Daughter sitting on a swing

I picked Evie up from school today for the first time since before Christmas; based on how our shared timetable works, I hadn’t seen her since last Friday.

Although she seemed happy in and of herself and we had a little trip to buy some sweets, made a den in the living room and sat together and ate dinner, something just seemed a little off with her. 

When I said it was time to get her pyjamas on, Evie folded her arms, frowned at me and burst into tears. She seemed so uncharacteristically cross and upset over something so trivial. 

Of course it’s frustrating when your child is crying or having a tantrum, but fighting fire with fire just makes more flames. 

I’ve mentioned this book before, but ever since I read ‘How to Talk so Kids Will Listen and Listen so Kids Will Talk’ by Adele Faber and Elaine Mazlish, my whole approach has changed. 

Something I try to do a lot more now is just…listen.

Once Evie was ready to talk, I acknowledged how she was feeling and let her tell me more as and when she was ready.

The issue wasn’t PJs at all. 

Evie felt sad this evening because shes didn’t want to go back to school – Not because she doesn’t like learning, but because she missed being at home after three months. She felt sad because she had been ‘waiting such a long time’ to see her Daddy and didn’t want to have to go back to school tomorrow morning. 
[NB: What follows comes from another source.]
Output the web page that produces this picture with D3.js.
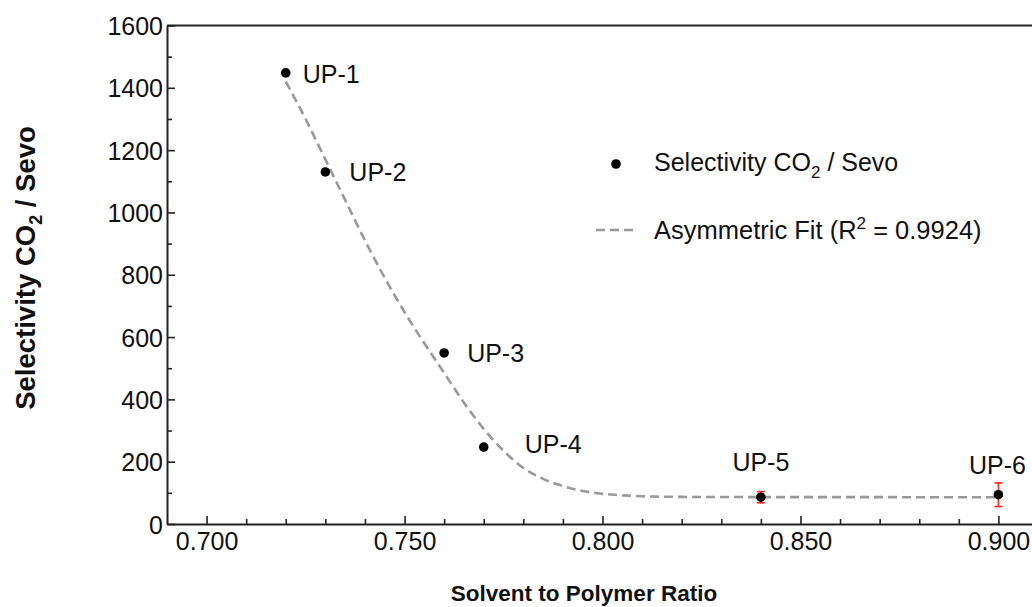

Hearing a four year old open up about their feelings is incredibly disarming, not least because it’s easy to ASSUME they’re just playing up because ‘they’re tired’ or ‘grumpy’ (I’m sure it had a part to play, but it wasn’t the root cause).

The big lesson I’ll take away from this evening is that we never give our children enough credit. If I let myself try to do Evie’s thinking for her and dismiss her strop as nothing more than ‘bad behaviour’, I wouldn’t have had that powerful insight into her little mind.

After some lovely cuddles and a little heart-to-heart about how it’s perfectly normal to feel like that, she cheered up and we had a went to bed a happy lady. 

It’s those little moments that mean the most.